2.1 Quartz Crystal Resonator

Quartz crystal, commonly referred to as crystal, is composed of SiO2 and is a vital piezoelectric material. Its key characteristic is the regular arrangement of atoms or molecules, which is reflected in its macroscopic symmetry. When exposed to an electric field, internal stress and deformation occur within the crystal, generating mechanical vibrations at a specific frequency. This vibration, along with the crystal's inverse piezoelectric effect, is utilized to create a quartz crystal resonator. Quartz crystals have a naturally high-quality factor (Q), which allows them to maintain exceptional frequency accuracy and stability across a wide range of operating temperatures and voltages.

Advantages: The signal level of a crystal resonator is variable, meaning it is determined by the oscillating circuit. The same crystal can be used across various voltages and is compatible with different chips requiring different clock signal voltages. Additionally, crystal resonators are typically more affordable. Their frequency accuracy ranges from 1 PPM (parts per million) to 100 PPM.

Disadvantages: A crystal resonator is a non-polar component with two pins, and it requires a clock circuit to generate an oscillating signal—it cannot oscillate on its own. In comparison to crystal oscillators, crystal resonators tend to have lower signal quality and often need precise matching with peripheral circuits (such as capacitors, inductors, and resistors) for optimal signal performance. When changing crystals with different frequencies, the peripheral circuit configuration must be adjusted accordingly.

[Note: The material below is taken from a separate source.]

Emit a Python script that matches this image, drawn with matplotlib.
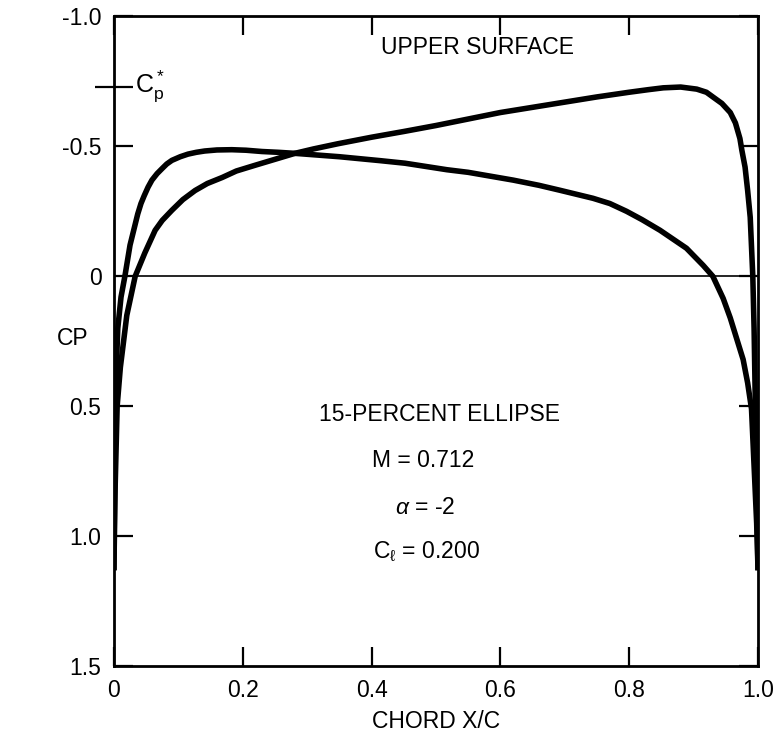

Crystal resonators have equivalent parameters that may vary depending on the usage environment. When selecting a resonator, factors like operating temperature, load capacitance, and frequency accuracy must be considered. This requires careful control of the parameters in the peripheral oscillator circuit to ensure stable frequency output.

2.2 Ceramic Resonator

A ceramic resonator is a piezoelectric ceramic device designed to oscillate at a specific frequency. The materials used in its construction excite resonance characteristics during manufacturing. However, due to production tolerances and a lower quality factor compared to quartz, ceramic resonators offer less frequency stability. As a result, they are generally used in applications where cost is a primary concern and performance requirements are not as stringent.

Advantages: Ceramic resonators are significantly more affordable than crystal resonators, typically costing only half as much, and they are smaller in size.

Disadvantages: Ceramic resonators have lower frequency and temperature stability compared to crystals. Their accuracy is also poorer, ranging from 1% to 0.1%.

Summary: The typical initial accuracy of ceramic resonators is between 0.5% and 0.1%, though this may vary due to aging or temperature fluctuations. Low-cost ceramic resonators may have tolerances as wide as ±1.1%, while higher-end models, such as those used in automotive applications, can achieve accuracies of ±0.25% to ±0.3%. Ceramic resonators are commonly used in automotive CAN (Controller Area Network) bus applications, with an operating temperature range of -40°C to +125°C. These resonators, which typically operate in frequencies ranging from 200 kHz to 1 GHz, are ideal for embedded systems with less demanding timing requirements. They start up faster, are smaller than quartz resonators, and are more resilient to shock and vibration.

3. Main Applications of Oscillators and Resonators

An oscillator is a device that converts DC electrical energy into AC electrical energy to generate AC signals at a specific frequency. It is an active component. In contrast, a resonator is a circuit that resonates at a particular frequency, primarily used to filter out specific frequencies. It is a passive component. A crystal resonator, being passive, does not require a power supply. On the other hand, a crystal oscillator is an active device that requires a power source. The key component in a crystal oscillator circuit is the crystal resonator. The resonator is incorporated into an external oscillating circuit, amplification circuit, or filter circuit to form the complete crystal oscillator.